Roses are red, lemons are sour.
Open your legs and give me an hour.
Two pirates, Morty and Sol, meet in a bar. Sol has a patch over one eye, a hook for a hand, and a wooden peg leg. “Ye gads, matey,” says Morty. “What happened to ya?” Sol says, “Me pirate ship was attacked, and a lucky shot lopped off me leg. So now I got me a wooden peg.”
“And yer hand?” asks Marty.
“When me ship sank, a shark bit me hand off. So now I got me a hook.”
“OK, but what’s with the eye patch?”
“I was standin’ on a dock, and the biggest seagull I ever saw poops right in me eye.”
“But ya don’t go blind from no seagull poop.”

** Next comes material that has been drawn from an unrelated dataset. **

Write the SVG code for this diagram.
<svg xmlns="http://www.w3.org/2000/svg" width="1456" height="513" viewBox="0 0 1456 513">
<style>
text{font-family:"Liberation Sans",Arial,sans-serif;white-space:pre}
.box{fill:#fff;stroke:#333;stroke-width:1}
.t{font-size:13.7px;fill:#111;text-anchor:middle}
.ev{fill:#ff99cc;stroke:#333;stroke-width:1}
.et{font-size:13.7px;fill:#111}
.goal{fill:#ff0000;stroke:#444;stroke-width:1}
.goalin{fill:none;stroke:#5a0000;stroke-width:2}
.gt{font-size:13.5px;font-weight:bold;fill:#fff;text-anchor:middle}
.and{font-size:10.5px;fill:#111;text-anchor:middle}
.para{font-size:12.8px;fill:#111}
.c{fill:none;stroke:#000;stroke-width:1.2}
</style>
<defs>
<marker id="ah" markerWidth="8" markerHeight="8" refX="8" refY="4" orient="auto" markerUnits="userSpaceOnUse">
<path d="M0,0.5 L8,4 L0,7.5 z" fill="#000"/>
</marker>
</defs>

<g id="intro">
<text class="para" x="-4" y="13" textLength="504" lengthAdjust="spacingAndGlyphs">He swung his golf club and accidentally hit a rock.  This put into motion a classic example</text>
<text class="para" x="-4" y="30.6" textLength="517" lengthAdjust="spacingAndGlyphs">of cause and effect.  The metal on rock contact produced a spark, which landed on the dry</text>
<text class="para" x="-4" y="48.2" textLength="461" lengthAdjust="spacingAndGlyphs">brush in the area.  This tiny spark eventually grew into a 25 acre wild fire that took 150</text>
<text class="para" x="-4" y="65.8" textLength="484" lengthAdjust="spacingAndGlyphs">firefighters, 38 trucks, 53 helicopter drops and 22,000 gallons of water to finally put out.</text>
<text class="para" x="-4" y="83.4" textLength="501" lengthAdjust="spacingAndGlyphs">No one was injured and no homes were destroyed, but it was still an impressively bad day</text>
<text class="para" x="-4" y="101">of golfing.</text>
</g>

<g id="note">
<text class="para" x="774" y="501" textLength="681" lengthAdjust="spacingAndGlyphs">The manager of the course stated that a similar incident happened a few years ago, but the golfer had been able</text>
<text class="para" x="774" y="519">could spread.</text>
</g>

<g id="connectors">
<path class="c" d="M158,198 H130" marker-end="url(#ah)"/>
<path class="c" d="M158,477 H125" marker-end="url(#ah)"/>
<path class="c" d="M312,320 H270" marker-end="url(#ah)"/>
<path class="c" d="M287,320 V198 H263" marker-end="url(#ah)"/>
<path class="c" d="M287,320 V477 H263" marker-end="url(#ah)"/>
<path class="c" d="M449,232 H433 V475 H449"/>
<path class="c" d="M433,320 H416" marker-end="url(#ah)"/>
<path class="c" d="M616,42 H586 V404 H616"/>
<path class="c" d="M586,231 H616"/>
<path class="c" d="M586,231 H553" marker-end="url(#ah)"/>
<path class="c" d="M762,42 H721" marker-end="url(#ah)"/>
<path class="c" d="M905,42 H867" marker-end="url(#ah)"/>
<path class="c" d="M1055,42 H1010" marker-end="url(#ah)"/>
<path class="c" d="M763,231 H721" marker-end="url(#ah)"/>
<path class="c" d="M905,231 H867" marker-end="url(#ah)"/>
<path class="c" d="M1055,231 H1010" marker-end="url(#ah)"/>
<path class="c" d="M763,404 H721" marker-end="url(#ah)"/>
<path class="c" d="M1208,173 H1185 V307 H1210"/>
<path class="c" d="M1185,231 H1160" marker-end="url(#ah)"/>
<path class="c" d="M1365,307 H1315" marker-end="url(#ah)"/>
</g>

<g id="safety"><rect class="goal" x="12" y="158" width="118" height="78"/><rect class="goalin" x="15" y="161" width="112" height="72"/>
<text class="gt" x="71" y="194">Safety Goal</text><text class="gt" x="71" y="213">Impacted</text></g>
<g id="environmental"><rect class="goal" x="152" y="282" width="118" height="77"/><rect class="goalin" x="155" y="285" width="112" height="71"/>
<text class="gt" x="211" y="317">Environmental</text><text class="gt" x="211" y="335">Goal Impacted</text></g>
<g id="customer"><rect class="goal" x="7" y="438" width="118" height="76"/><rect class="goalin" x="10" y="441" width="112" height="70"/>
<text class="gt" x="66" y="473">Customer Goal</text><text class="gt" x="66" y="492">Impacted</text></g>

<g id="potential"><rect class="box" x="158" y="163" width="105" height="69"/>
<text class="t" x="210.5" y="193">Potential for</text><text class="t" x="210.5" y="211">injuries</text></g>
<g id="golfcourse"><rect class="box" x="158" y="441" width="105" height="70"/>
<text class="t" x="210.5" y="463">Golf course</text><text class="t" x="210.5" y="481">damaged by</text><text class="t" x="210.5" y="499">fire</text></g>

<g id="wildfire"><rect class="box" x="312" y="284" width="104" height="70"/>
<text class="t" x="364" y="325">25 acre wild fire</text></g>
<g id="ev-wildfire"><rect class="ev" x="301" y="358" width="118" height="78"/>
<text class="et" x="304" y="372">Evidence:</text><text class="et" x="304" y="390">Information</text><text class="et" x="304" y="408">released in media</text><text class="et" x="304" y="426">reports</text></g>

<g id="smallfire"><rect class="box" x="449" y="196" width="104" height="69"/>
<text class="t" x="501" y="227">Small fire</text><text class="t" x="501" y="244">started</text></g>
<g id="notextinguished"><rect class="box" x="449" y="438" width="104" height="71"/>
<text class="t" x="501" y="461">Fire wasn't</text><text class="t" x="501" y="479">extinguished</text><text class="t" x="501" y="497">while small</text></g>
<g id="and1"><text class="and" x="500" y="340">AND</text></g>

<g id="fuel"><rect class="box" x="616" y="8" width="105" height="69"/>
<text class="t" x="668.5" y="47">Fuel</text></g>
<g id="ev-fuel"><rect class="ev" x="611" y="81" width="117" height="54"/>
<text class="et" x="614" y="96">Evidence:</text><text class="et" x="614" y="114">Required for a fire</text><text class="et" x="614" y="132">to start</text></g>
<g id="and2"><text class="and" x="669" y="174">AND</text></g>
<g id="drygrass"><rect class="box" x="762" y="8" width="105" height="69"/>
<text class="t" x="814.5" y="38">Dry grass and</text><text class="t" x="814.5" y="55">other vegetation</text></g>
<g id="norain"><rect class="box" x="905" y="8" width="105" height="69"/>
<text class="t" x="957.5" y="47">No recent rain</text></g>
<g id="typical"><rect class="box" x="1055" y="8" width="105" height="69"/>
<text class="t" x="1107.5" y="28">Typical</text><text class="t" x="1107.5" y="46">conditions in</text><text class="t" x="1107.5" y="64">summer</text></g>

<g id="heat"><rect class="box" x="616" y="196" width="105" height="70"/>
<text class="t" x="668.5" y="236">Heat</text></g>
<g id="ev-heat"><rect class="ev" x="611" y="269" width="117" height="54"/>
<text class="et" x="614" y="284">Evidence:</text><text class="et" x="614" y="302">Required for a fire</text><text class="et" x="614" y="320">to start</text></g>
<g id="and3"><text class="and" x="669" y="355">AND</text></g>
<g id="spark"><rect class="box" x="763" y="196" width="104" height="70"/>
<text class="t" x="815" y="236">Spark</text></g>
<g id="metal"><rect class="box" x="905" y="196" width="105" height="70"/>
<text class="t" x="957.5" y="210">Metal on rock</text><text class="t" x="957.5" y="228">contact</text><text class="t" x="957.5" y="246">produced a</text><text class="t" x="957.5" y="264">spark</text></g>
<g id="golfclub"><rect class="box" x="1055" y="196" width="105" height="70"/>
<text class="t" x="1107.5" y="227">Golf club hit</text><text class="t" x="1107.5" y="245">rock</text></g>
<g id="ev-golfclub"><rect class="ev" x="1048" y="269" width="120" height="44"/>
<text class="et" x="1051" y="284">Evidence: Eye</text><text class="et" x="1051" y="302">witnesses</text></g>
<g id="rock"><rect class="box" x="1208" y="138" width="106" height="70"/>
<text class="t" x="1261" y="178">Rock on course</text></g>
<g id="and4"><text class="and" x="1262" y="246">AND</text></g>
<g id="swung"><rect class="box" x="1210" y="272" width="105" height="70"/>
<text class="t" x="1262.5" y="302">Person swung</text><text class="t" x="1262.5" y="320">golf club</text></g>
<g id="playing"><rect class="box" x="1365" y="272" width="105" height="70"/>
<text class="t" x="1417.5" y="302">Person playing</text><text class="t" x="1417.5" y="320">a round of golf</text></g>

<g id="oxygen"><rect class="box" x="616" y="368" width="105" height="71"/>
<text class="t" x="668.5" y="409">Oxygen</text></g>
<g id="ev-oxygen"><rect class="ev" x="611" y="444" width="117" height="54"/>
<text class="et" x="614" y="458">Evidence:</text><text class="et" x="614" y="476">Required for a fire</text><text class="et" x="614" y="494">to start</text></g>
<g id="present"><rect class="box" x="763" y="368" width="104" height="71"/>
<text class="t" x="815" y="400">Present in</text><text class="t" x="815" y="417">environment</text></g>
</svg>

“True,” says Sol. “But it was me first day with the hook.”
What did the father name his daughter with no legs?
Peggy.
What has four legs in the morning, two legs at noon, and three legs in the evening?
A kitchen chair! Your momma sits in it for lunch, and your dad only manages to reattach one of the two legs that broke off by evening.
A dark sense of humor is like a pair of functioning legs. Not everybody has one.
Me: What has two legs and bleeds?
Friend: Um, women? Obviously?
Me: Actually, half a dog. So you're still right.
What do you call a girl with no legs?
Unshakeable.
Yo momma's so short that she fell off the toilet and broke her leg.
What do you call a pedo with no legs? A creepy crawly.